Conservatism runs deep at National Commerce. The lead bank, National Bank of Commerce, has long been known as the bank for Memphis' "carriage trade," the place where wealthy people place their deposits and trust assets. Not surprisingly, NBC manages the estate of Elvis Presley.

But as National Commerce entered the 1980s, growth had slowed in the company's traditional commercial middle-market business. Casting about for alternative strategies, then-chairman and CEO Bruce E. Campbell Jr. tapped a board member, Mr. Garrott, to be the new president and chief operating officer in 1982.

On the surface, this appeared to be an astonishing choice, since Mr. Garrott had no banking experience. He was a top executive at Malone & Hyde Inc., the nation's third largest food wholesaler.

But Mr. Campbell was looking for someone with broad retail experience to expand National Commerce's consumer banking operations. Mr. Garrott had also been trained in finance at the University of Pennsylvania's Wharton School and had contemplated a banking career before being diverted into the grocery business.

Mr. Garrott seized upon the experimental concept of in-store banking to drive his expansion program. National Commerce opened its first grocery store branch in 1985 in a Memphis Kroger and hasn't looked back. The company now operates 62 in-store branches of its own in three states, compared with only 16 traditional branches, all in Tennessee.

Mr. Garrott said he plans to open 24 branches next year - all in-store.

The program completely flipped around National Commerce's profile from commercial to retail bank.
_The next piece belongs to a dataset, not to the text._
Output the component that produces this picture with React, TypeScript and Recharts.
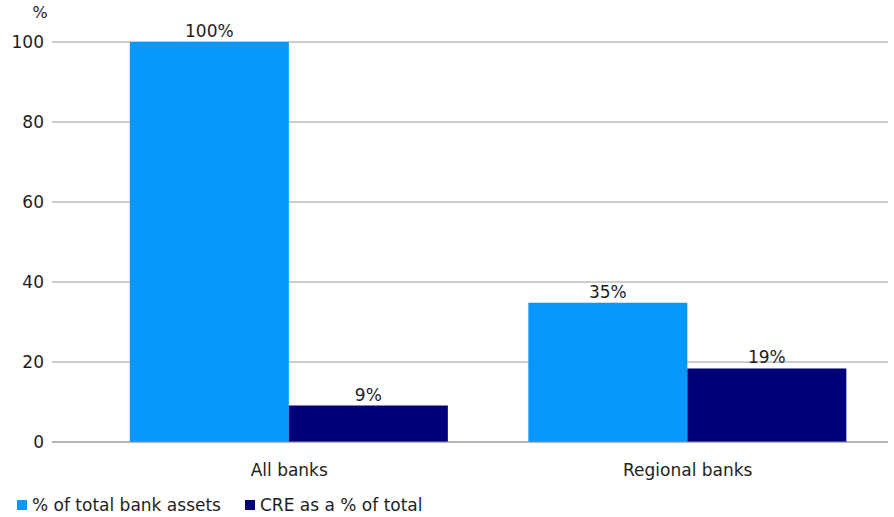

By the end of last year, its loan mix was 59% retail, against only 30% 10 years earlier.

Competitors find little to criticize in the strategy. An executive with another Memphis-based bank, who did not wish to be named, says National Commerce's intense focus on retail banking "does make them a little more vulnerable on the commercial side" in terms of diverting away management's attention.

But, he adds, "they're still a formidable competitor."